Berlin/Chemnitz. Michael Kretschmer hat zugehört. Er hat viel gelesen, ist selbst nach Chemnitz gereist, hat sich im Stadtstadion den Fragen der Stadtbewohner gestellt. Jetzt redet er, ganze 30 Minuten lang. Eineinhalb Wochen nach dem Tod von Daniel H. und den massiven Protesten in Chemnitz gibt der sächsische Ministerpräsident im Dresdner Landtag eine Regierungserklärung ab.

Der CDU-Politiker will nichts beschönigen. Die Mordtat, die rechtsextremen Ausschreitungen, alles, was in Chemnitz passiert sei, „das kann nicht akzeptiert werden“. Kretschmer hat aber auch ein anderes Ziel: Er will das Gemeinschaftsgefühl im Bundesland stärken, Sachsen nach außen verteidigen. Vor jenen, die besorgt in Richtung Dresden blicken und ein Land der Rechtsextremen sehen. Er erklärt in seiner Rede den Rechtsextremismus zur „größten Gefahr für unsere Demokratie“. Durch die Stadt zu ziehen und den Hitlergruß zu zeigen dürfe nicht möglich sein. „Diesen Menschen sagen wir den Kampf an.“

Dann folgt das Aber: Nicht alle Chemnitzer, die jüngst „aus Wut und Enttäuschung“ demonstriert hätten, seien rechtsextrem. Vor allem aus der Ferne dürfe man nicht vorschnell urteilen. Und dann eine überraschende Aussage: „Es gab keinen Mob, es gab keine Hetzjagd in dieser Stadt.“

Damit meint Kretschmer Medienberichte und Aussagen über den Tag nach der Bluttat in Chemnitz. Menschen mit Migrationshintergrund (oder solche, die dafür gehalten wurden) seien demnach angegriffen worden. Einer der ersten, der von „Hetzjagden“ sprach, war Regierungssprecher Steffen Seibert in Berlin. Auch Kanzlerin Angela Merkel wählte den Begriff. Kretschmer kritisiert also auch „seine“ Bundeskanzlerin.

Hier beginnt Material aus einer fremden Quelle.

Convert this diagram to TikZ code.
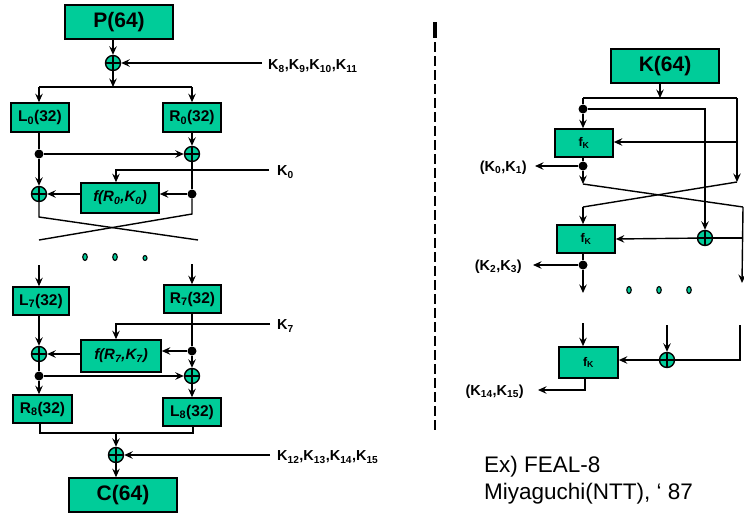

Diese reagierte am Mittwoch ungewöhnlich schnell: Es habe Bilder gegeben, die „sehr klar Hass“ und „die Verfolgung unschuldiger Menschen“ gezeigt hätten, sagte Merkel. Man habe Aufnahmen davon, wie Menschen nachgesetzt worden sei. Laut „Bild“ sah die Chemnitzer Oberbürgermeisterin Barbara Ludwig (SPD) selbst, wie Menschen verfolgt worden seien.

Kretschmer greift mit seinen Aussagen eine Theorie auf, die vom rechten Rand bereits länger verbreitet wird: In Artikeln und Videos wird bestritten, dass Menschen gejagt wurden.

Jagdszenen statt Hetzjagden?

Als Quelle wird dafür oft Torsten Kleditzsch von der „Freien Presse“genannt. Er schrieb in einer Erklärung: „Es gab Angriffe auf Migranten, Linke und Polizisten. So wurde Menschen über kurze Distanz nachgestellt.“ Man habe sie aber nicht über einen längeren Zeitraum vor sich hergetrieben. „Insofern wäre der Begriff Jagdszene noch gerechtfertigt.“ Hetzjagden seien es nicht gewesen.

Laut Generalstaatsanwaltschaft gibt es bisher 51 Ermittlungsverfahren nach den Protesten, unter anderem wegen Hitlergrüßen und Körperverletzungsdelikten. Das Videomaterial zeige bisher keine Hetzjagden. Man sei aber erst dabei, die Aufnahmen zu sichten.